2026 Northern Nalšia district by-election
| MP before election Jevgenij Šuklin LS | Elected MP TBD |

= 2026 Northern Nalšia district by-election =

Election in Lithuania

The 2026 Northern Nalšia district by-election will take place on 8 November 2026 to elect a new member of the Seimas following the death of Jevgenij Šuklin, a member of the Liberals' Movement.

== Background ==

The by-election was triggered by the death of incumbent member of the Seimas Jevgenij Šuklin, who died suddenly at the age of 40. Under Lithuanian law, a by-election must be held when a seat elected in a single-member constituency becomes vacant as a result of the incumbent's resignation, impeachment or death.

The Speaker of the Seimas, Juozas Olekas, proposed that the by-election be held on 8 November, with a possible second round on 22 November. The Seimas approved the proposal on 30 June 2026.

=== 2024 result ===

At the 2024 parliamentary election, the Liberals' Movement won the constituency with Jevgenij Šuklin as its candidate. The constituency had previously been considered a stronghold of the Lithuanian Farmers and Greens Union.

| Candidate |  | Party | First round |  | Second round |  |
| Votes | % | Votes | % |
|  | Gintautas Kindurys | Lithuanian Farmers and Greens Union | 2,698 | 22.76 | 5,594 | 48.64 |
|  | Jevgenij Šuklin | Liberals' Movement | 2,515 | 21.21 | 5,906 | 51.36 |
|  | Nikolajus Gusevas | Social Democratic Party of Lithuania | 1,574 | 13.28 |  |  |
|  | Vytautas Bakas | Union of Democrats "For Lithuania" | 1,521 | 12.83 |  |  |
|  | Imantas Umbražiūnas | Homeland Union | 978 | 8.25 |  |  |
|  | Nikolajus Lebedevičius | Lithuanian Regions Party | 862 | 7.27 |  |  |
|  | Viktor Voronin | Electoral Action of Poles in Lithuania | 786 | 6.63 |  |  |
|  | Natalja Tomsha | Labour Party | 435 | 3.67 |  |  |
|  | Vidmantas Eigėlis | Freedom Party | 243 | 2.05 |  |  |
|  | Nataliya Rukosueva | People and Justice Union | 243 | 2.05 |  |  |
| Total |  |  | 11,855 | 100.00 | 11,500 | 100.00 |
| Valid votes |  |  | 11,855 | 95.89 | 11,500 | 98.27 |
| Invalid/blank votes |  |  | 508 | 4.11 | 203 | 1.73 |
| Total votes |  |  | 12,363 | 100.00 | 11,703 | 100.00 |
| Registered voters/turnout |  |  | 29,464 | 41.96 | 29,476 | 39.70 |
|  | LS gain from LVŽS |  |  |  |  |  |

== Candidates ==

Eleven political parties are planning to contest the by-election.
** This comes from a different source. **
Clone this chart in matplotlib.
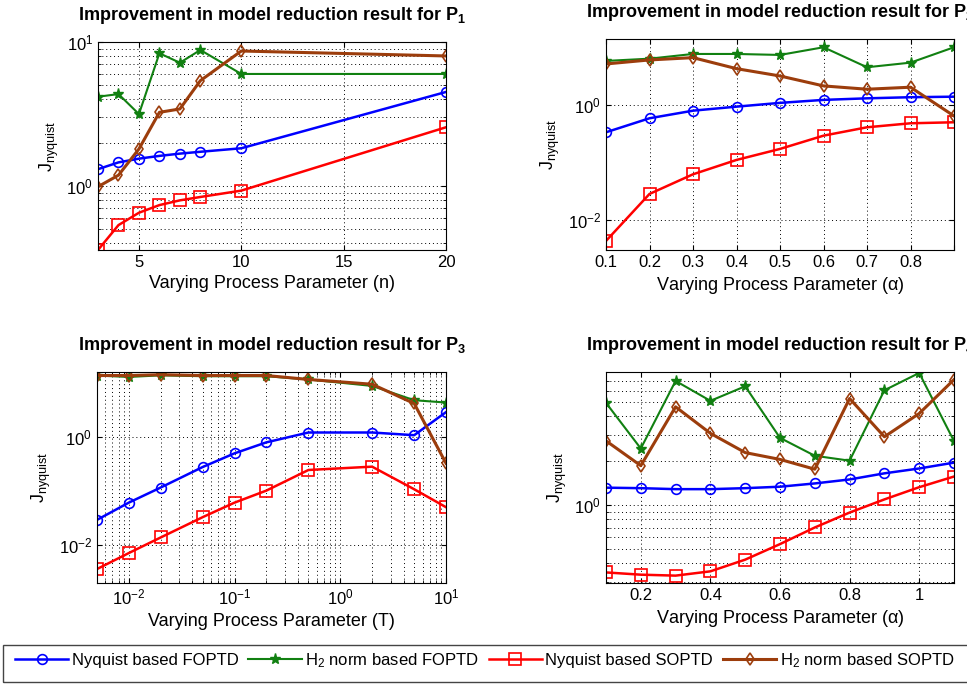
import numpy as np
import matplotlib
matplotlib.use("Agg")
import matplotlib.pyplot as plt
from matplotlib.patches import Rectangle
from matplotlib.ticker import LogLocator, NullLocator, NullFormatter, FixedLocator

plt.rcParams["font.family"] = ["Liberation Sans", "DejaVu Sans"]
plt.rcParams["mathtext.default"] = "regular"

# P1: varying n
n_vals = [3, 4, 5, 6, 7, 8, 10, 20]
p1_nyq_fo = [1.31, 1.46, 1.55, 1.62, 1.68, 1.73, 1.83, 4.5]
p1_h2_fo = [4.17, 4.35, 3.16, 8.35, 7.18, 8.8, 6.0, 6.0]
p1_nyq_so = [0.36, 0.536, 0.653, 0.738, 0.796, 0.84, 0.93, 2.56]
p1_h2_so = [0.99, 1.19, 1.81, 3.25, 3.43, 5.39, 8.66, 8.0]

# P2: varying alpha
a2_vals = [0.1, 0.2, 0.3, 0.4, 0.5, 0.6, 0.7, 0.8, 0.9]
p2_nyq_fo = [0.339, 0.594, 0.805, 0.946, 1.10, 1.24, 1.32, 1.38, 1.41]
p2_h2_fo = [5.9, 6.46, 7.8, 7.8, 7.5, 10.2, 4.58, 5.51, 10.2]
p2_nyq_so = [0.00437, 0.0287, 0.063, 0.112, 0.174, 0.296, 0.414, 0.486, 0.506]
p2_h2_so = [5.23, 6.14, 6.73, 4.33, 3.23, 2.17, 1.9, 2.06, 0.652]

# P3: varying T
t_vals = [0.005, 0.01, 0.02, 0.05, 0.1, 0.2, 0.5, 2, 5, 10]
p3_nyq_fo = [0.029, 0.0605, 0.115, 0.276, 0.494, 0.789, 1.2, 1.2, 1.07, 2.86]
p3_h2_fo = [13.6, 12.8, 13.7, 13.2, 13.2, 13.2, 11.5, 8.73, 4.75, 4.3]
p3_nyq_so = [0.00357, 0.00706, 0.0137, 0.0326, 0.0605, 0.101, 0.243, 0.28, 0.107, 0.0498]
p3_h2_so = [13.6, 13.6, 14.1, 13.6, 13.6, 13.6, 11.5, 9.38, 4.13, 0.323]

# P4: varying alpha
a4_vals = [0.1, 0.2, 0.3, 0.4, 0.5, 0.6, 0.7, 0.8, 0.9, 1.0, 1.1]
p4_nyq_fo = [1.31, 1.30, 1.28, 1.28, 1.30, 1.33, 1.40, 1.49, 1.64, 1.77, 1.94]
p4_h2_fo = [4.95, 2.42, 6.98, 5.11, 6.42, 2.86, 2.16, 2.0, 6.03, 7.91, 2.72]
p4_nyq_so = [0.347, 0.335, 0.33, 0.353, 0.424, 0.541, 0.702, 0.887, 1.09, 1.32, 1.56]
p4_h2_so = [2.73, 1.85, 4.65, 3.07, 2.27, 2.04, 1.75, 5.3, 2.91, 4.19, 7.13]

labels = ["Nyquist based FOPTD", "H$_2$ norm based FOPTD",
          "Nyquist based SOPTD", "H$_2$ norm based SOPTD"]
brown = "#9c3d0c"
green = "#118011"

W, H = 967, 685
fig = plt.figure(figsize=(W / 100, H / 100), dpi=100)


def make_ax(x0, y0, x1, y1):
    return fig.add_axes([x0 / W, 1 - y1 / H, (x1 - x0) / W, (y1 - y0) / H])


def draw(ax, x, fo, h2fo, so, h2so):
    l1, = ax.plot(x, fo, "-o", color="blue", lw=1.8, ms=7, mfc="none", mew=1.2)
    l2, = ax.plot(x, h2fo, "-*", color=green, lw=1.5, ms=8)
    l3, = ax.plot(x, so, "-s", color="red", lw=1.8, ms=8, mfc="none", mew=1.2)
    l4, = ax.plot(x, h2so, "-d", color=brown, lw=2.2, ms=6, mfc="none", mew=1.2)
    ax.set_yscale("log")
    ax.tick_params(direction="in", which="both", labelsize=12, top=True, right=True)
    ax.set_ylabel("J$_{nyquist}$", fontsize=13)
    return [l1, l2, l3, l4]


def style_grid(ax, which="major"):
    ax.grid(True, which=which, linestyle=(0, (1, 3)), color="black", lw=0.7)


title = "Improvement in model reduction result for P$_{%d}$"
title_kw = dict(fontsize=13, fontweight="bold", pad=16)

ax1 = make_ax(98, 42, 446, 250)
handles = draw(ax1, n_vals, p1_nyq_fo, p1_h2_fo, p1_nyq_so, p1_h2_so)
ax1.set_xlim(3, 20)
ax1.set_ylim(0.36, 10)
ax1.set_xticks([5, 10, 15, 20])
ax1.yaxis.set_major_locator(FixedLocator([1, 10]))
ax1.yaxis.set_minor_locator(LogLocator(base=10, subs=np.arange(2, 10)))
ax1.yaxis.set_minor_formatter(NullFormatter())
style_grid(ax1, "both")
ax1.set_xlabel("Varying Process Parameter (n)", fontsize=13)
ax1.set_title(title % 1, **title_kw)

ax2 = make_ax(606, 39, 954, 250)
draw(ax2, a2_vals, p2_nyq_fo, p2_h2_fo, p2_nyq_so, p2_h2_so)
ax2.set_xlim(0.1, 0.9)
ax2.set_ylim(0.00304, 14.2)
ax2.set_xticks([0.1, 0.2, 0.3, 0.4, 0.5, 0.6, 0.7, 0.8, 0.9])
ax2.set_xticklabels(["0.1", "0.2", "0.3", "0.4", "0.5", "0.6", "0.7", "0.8", ""])
ax2.yaxis.set_major_locator(FixedLocator([1e-2, 1]))
ax2.yaxis.set_minor_locator(NullLocator())
style_grid(ax2)
ax2.set_xlabel("Varying Process Parameter ($\\alpha$)", fontsize=13)
ax2.set_title(title % 2, **title_kw)

ax3 = make_ax(97, 372, 446, 583)
draw(ax3, t_vals, p3_nyq_fo, p3_h2_fo, p3_nyq_so, p3_h2_so)
ax3.set_xscale("log")
ax3.set_xlim(0.005, 10)
ax3.set_ylim(0.00197, 15.8)
ax3.xaxis.set_major_locator(FixedLocator([1e-2, 1e-1, 1, 10]))
ax3.xaxis.set_minor_locator(LogLocator(base=10, subs=np.arange(2, 10)))
ax3.xaxis.set_minor_formatter(NullFormatter())
ax3.yaxis.set_major_locator(FixedLocator([1e-2, 1]))
ax3.yaxis.set_minor_locator(NullLocator())
style_grid(ax3)
ax3.grid(True, axis="x", which="minor", linestyle=(0, (1, 3)), color="black", lw=0.7)
ax3.set_xlabel("Varying Process Parameter (T)", fontsize=13)
ax3.set_title(title % 3, **title_kw)

ax4 = make_ax(606, 372, 954, 583)
draw(ax4, a4_vals, p4_nyq_fo, p4_h2_fo, p4_nyq_so, p4_h2_so)
ax4.set_xlim(0.1, 1.1)
ax4.set_ylim(0.294, 8.03)
ax4.set_xticks([0.2, 0.4, 0.6, 0.8, 1.0])
ax4.set_xticklabels(["0.2", "0.4", "0.6", "0.8", "1"])
ax4.yaxis.set_major_locator(FixedLocator([1]))
ax4.yaxis.set_minor_locator(LogLocator(base=10, subs=np.arange(2, 10)))
ax4.yaxis.set_minor_formatter(NullFormatter())
ax4.grid(True, axis="x", which="major", linestyle=(0, (1, 3)), color="black", lw=0.7)
ax4.grid(True, axis="y", which="both", linestyle=(0, (1, 3)), color="black", lw=0.7)
ax4.set_xlabel("Varying Process Parameter ($\\alpha$)", fontsize=13)
ax4.set_title(title % 4, **title_kw)

# legend box
fig.patches.append(Rectangle((3 / W, 1 - 682 / H), 970 / W, 37 / H,
                             transform=fig.transFigure, fill=False,
                             edgecolor="#444444", lw=1))
fig.legend(handles, labels, loc="upper left", bbox_to_anchor=(0 / W, 1 - 636 / H),
           ncol=4, frameon=False, fontsize=12, handlelength=3.2,
           handletextpad=0.2, columnspacing=0.6)

fig.savefig("out.png", dpi=100)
Each independent candidate had to collect 1,000 supporting signatures physically or online and present them by 18 September 2026 for the confirmation of the candidacy. Registered political parties that were participants in the 2024 Lithuanian parliamentary election are exempted from such an obligation.

| Candidate |  | Party |
|  | Gintautas Kindurys | Lithuanian Farmers and Greens Union |
|  | Mėta Palauskaitė | Liberals' Movement |
|  | Vladislav Kondratovič | Social Democratic Party of Lithuania |
|  | Antanas Šakalis | Union of Democrats "For Lithuania" |
|  | Andrej Šildiajėv | Homeland Union |
|  | Nikolajus Lebedevičius | Lithuanian Regions Party |
|  | Viktor Voronin | Electoral Action of Poles in Lithuania |
|  | Maksimas Paukštė | Freedom Party |
|  | Giedrius Dainys | Centre-Right Union |
|  | Ignotas Adomavičius | Dawn of Nemunas |
|  | Dalia Štraupaitė | People and Justice Union |
Total

===Withdrawn candidates===
==== Eduardas Vaitkus ====
Eduardas Vaitkus, presidential candidate in the 2024 presidential elections and a candidate in the Šalčininkų-Vilniaus electoral district in the 2024 Seimas election, registered to run as an independent candidate for the by-election, but then announced his withdrawal on 14 September, due to a lack of support shown for his candidacy throughout the campaigning period.

==== LSDP candidate ====

In July 2026, the Social Democratic Party of Lithuania initially nominated sitting Seimas member Ruslanas Baranovas elected through the multi-member constituency as its candidate. The decision to nominate an already active parliamentarian drawn significant criticism, including potential challenges to its constitutionality.

The party subsequently withdrew Baranovas from the contest on 10 July and nominated Vladislav Kondratovič instead.